Se gli arcobaleni perdono colore

Se gli arcobaleni perdono colore

di Alberto Faustini

Accanto agli arcobaleni carichi del colore dell’ottimismo, iniziano a comparire frasi a testa in giù. Rovesciate insomma. Tipo: “Non andrà tutto bene” o “Non ce la faremo”. Un po’ è scaramanzia. Un po’ è un grido che rimbalza a vuoto fra i tanti finanziamenti che potrebbero dar respiro, se solo arrivassero. Un po’ è gelido realismo.

Negli occhi, molti hanno le immagini di quel pizzaiolo che distrugge a martellate il suo locale, i suoi sogni, i suoi investimenti. O i volti dei tanti amici che da mesi non vedono uno stipendio: la cassa integrazione  continua a non arrivare, così come gli altri aiuti. Ci sono poi quei cartelli, sui negozi e su molte altre attività. Fogli ormai consunti che non indicano un orario o un giorno d’apertura: perché quel giorno non arriverà.

Trento non è diversa da molte altre città italiane. Vive di giorno in giorno. Di settimana in settimana. Fino a ieri ha retto bene. Ma ha pagato mutui, debiti, dipendenti, in continuazione: ogni volta che entravano dei soldi, in sostanza. I conti si fanno ogni sera, insieme a un sospiro (ora sconosciuto) di sollievo. In condizioni normali, tante attività avrebbero retto senza correre particolari rischi. Ma dopo tre mesi in cui le entrate mancano e le uscite in gran parte restano, teme di fallire anche chi ha superato mille stagioni complicate. Le statistiche sono impietose: un milione di nuovi poveri. Centocinquanta miliardi di Pil persi in un pugno di settimane.
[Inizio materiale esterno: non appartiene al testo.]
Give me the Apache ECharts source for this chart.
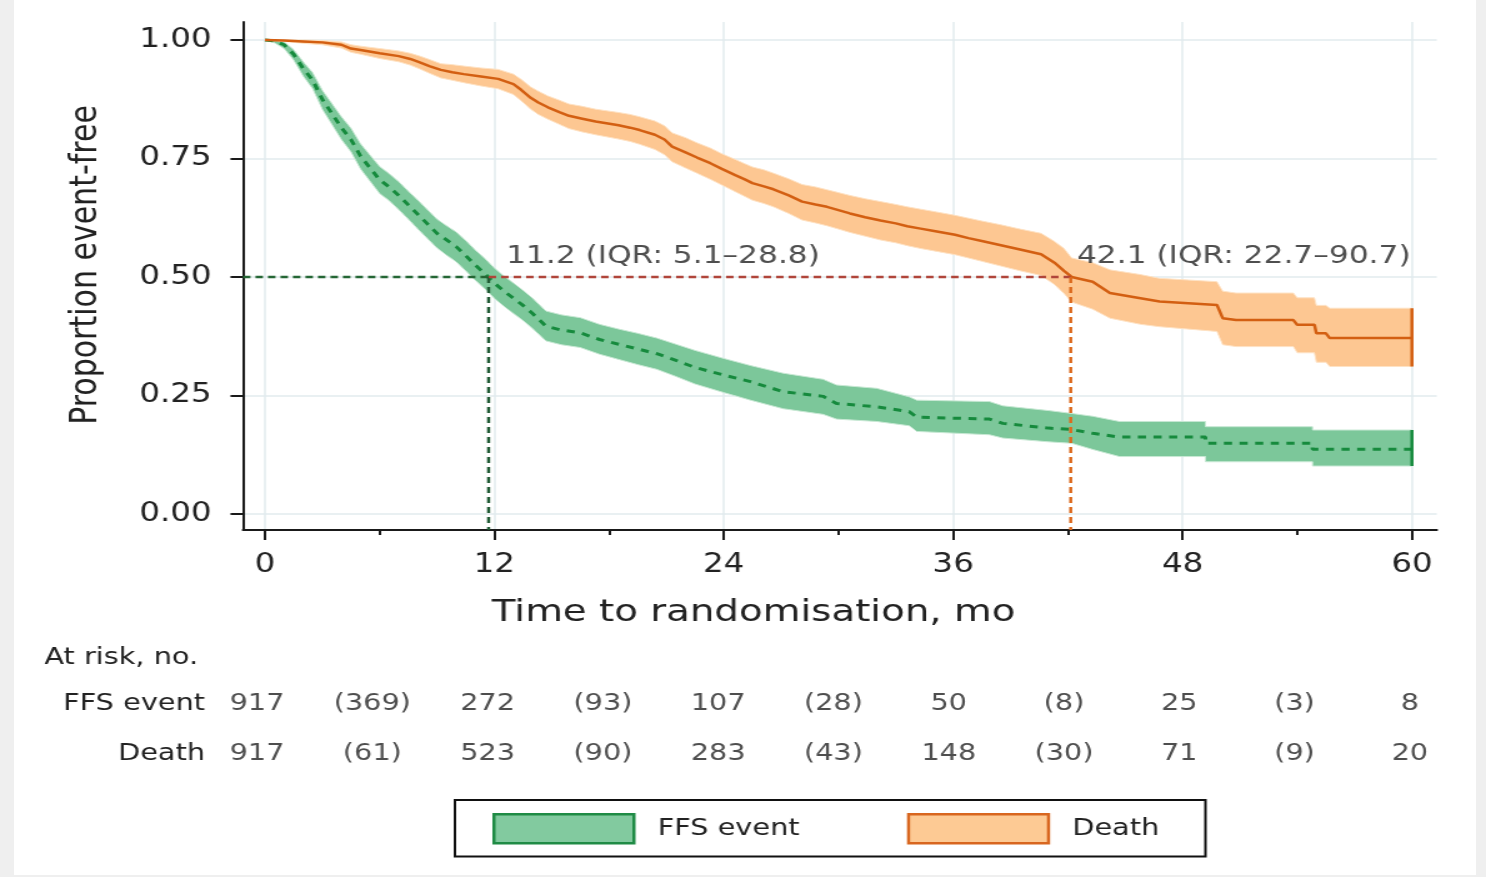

E all’appello manca chi, per dignità, finge di non esserlo ancora diventato, povero. O chi si sta facendo aiutare da parenti e conoscenti pur di arrivare al traguardo di una normalità che di giorno in giorno purtroppo s’allontana. Ci sono nuove diseguaglianze. C’è una società che tende a litigare. Ci sono famiglie sempre più fragili. E non mancano le nuove solitudini: piccole buche che s’allargano a dismisura nella trama di una società profondamente preoccupata. I finanziamenti a pioggia immaginati dai governi a livello locale e nazionale non riescono ancora a raggiungere diversi strati della popolazione. Migliaia di persone sono per diversi motivi invisibili.

Non sempre, poi, il denaro può  incidere sugli stati d’animo, sui drammi sociali, sulle invisibili violenze fisiche e psicologiche che hanno riempito le mura di case che solo un occhio disattento può non aver visto. È di questo che ora devono occuparsi i governi: a Trento non meno che a Roma.

Di un’Italia arrabbiata e stremata che sfugge ai radar della politica. Un’Italia che non ce la fa, che non riesce a rialzarsi. C’è un fuoco che la cenere delle promesse non riesce più a nascondere e a tenere a bada. Il presidente Conte continua col suo mantra: nessuno perderà il lavoro. Ma molti l’hanno già perso. E non c’è un confine, in certi momenti, fra il lavoro e la vita, fra la speranza e la disperazione.